PWC119 - Swap Nibbles

TL;DR

Here we are with TASK #1 from the Perl Weekly Challenge #119. Enjoy!

The challenge

You are given a positive integer $N.

Write a script to swap the two nibbles of the binary representation of the given number and print the decimal number of the new binary representation.

A nibble is a four-bit aggregation, or half an octet.

To keep the task simple, we only allow integer less than or equal to 255.

Example

Input: $N = 101
Output: 86

Binary representation of decimal 101 is 1100101 or as 2 nibbles (0110)(0101).
The swapped nibbles would be (0101)(0110) same as decimal 86.

Input: $N = 18
Output: 33

Binary representation of decimal 18 is 10010 or as 2 nibbles (0001)(0010).
The swapped nibbles would be (0010)(0001) same as decimal 33.

The questions

I’ve become increasingly lazy at finding out questions for challenges, as Colin Crain’s review remind me almost weekly. As an example, there was a lot of space for interpretation in challenge Number Sequence, but I just assumed that we were talking about increasing sequences. I’m not sure I would stick to my solution in hindsight.

Anyway, this challenge seems to be pretty tight in the requirements. We’re talking about positive integers whose value is less than or equal to 255, which means that it’s possible to consider a binary representation with exactly two nibbles for each valid candidate.

Of course we might argue that the definition of nibble leaves some interpretation to irritating people like me, because aggregation does not necessarily imply adjacency or alignment to multiples of 4 bits. So, for sake of irritating the reader, I’ll go on and say that, in my interpretation:

  • inputs are always considered as fitting a full octet, represented in binary as a sequence of exactly 8 bits
  • the sequence can be divided into two nibbles, one including the first four bits of the sequence, the other including the last four bits.

I wonder what I’m leaving out!

The solution

This can be addressed with bit fiddling only:

#!/usr/bin/env raku
use v6;
sub swap-nibbles (Int:D $N where 0 < $N <= 255) { $N +& 0x0F +< 4 +| $N +> 4 }
my @inputs = @*ARGS ?? @*ARGS !! < 101 18 >;
swap-nibbles(+$_).put for @inputs;

Thanks to the precedence rules, the expression does not need parentheses, although this goes at the expense of readability. This is probably a more maintainable version:

(
    ($N +& 0x0F)   # isolate the least-significant nibble
    +< 4           # shift it 4 bits to the left, i.e. in the position
)                  # of the other nibble
+|                 # then "or" this with
($N +> 4)          # the most-significant nibble moved 4 bits to the
                   # right, i.e. in the position of the other nibble

There is no need to mask the higher nibble before moving it onto the lower one, because the input constraints on $N already exclude that there’s no bit set beyond the high nibble, and the shift to the right will ditch the lower nibble.

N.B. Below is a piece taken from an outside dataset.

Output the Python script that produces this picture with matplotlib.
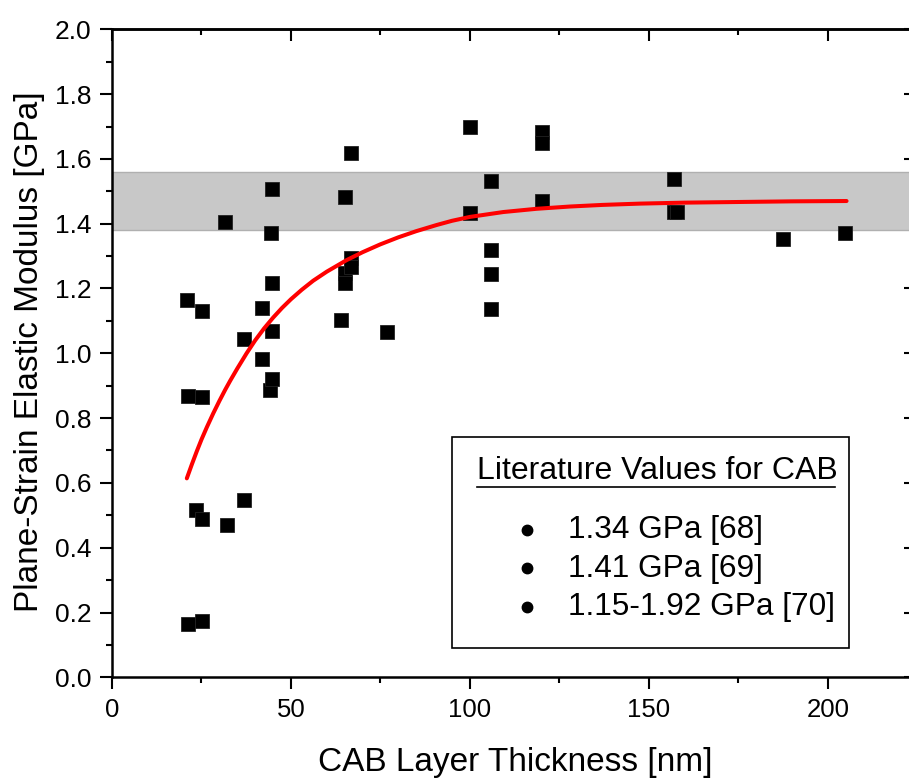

On with the Perl equivalent, more or less:

#!/usr/bin/env perl
use v5.24;
sub swap_nibbles { ($_[0] & 0x0F) << 4 | $_[0] >> 4 }
my @inputs = @ARGV ? @ARGV : qw< 101 18 >;
say swap_nibbles($_) for @inputs;

We’re losing signatures and input validation here, which is fair for making the point of a challenge but would probably need to be highlighted in an interview!

I also find it interesting that the operators precedence is slightly different here than in Raku, and we need to force the masking operation $_[0] & 0x0F to happen before the shift to the left (otherwise, perl would interpret it as $_[0] & (0x0F << 4), i.e. $_[0] & 0xF0, i.e. keep the high nibble as it is!).

Well, I guess it’s everything for this challenge task!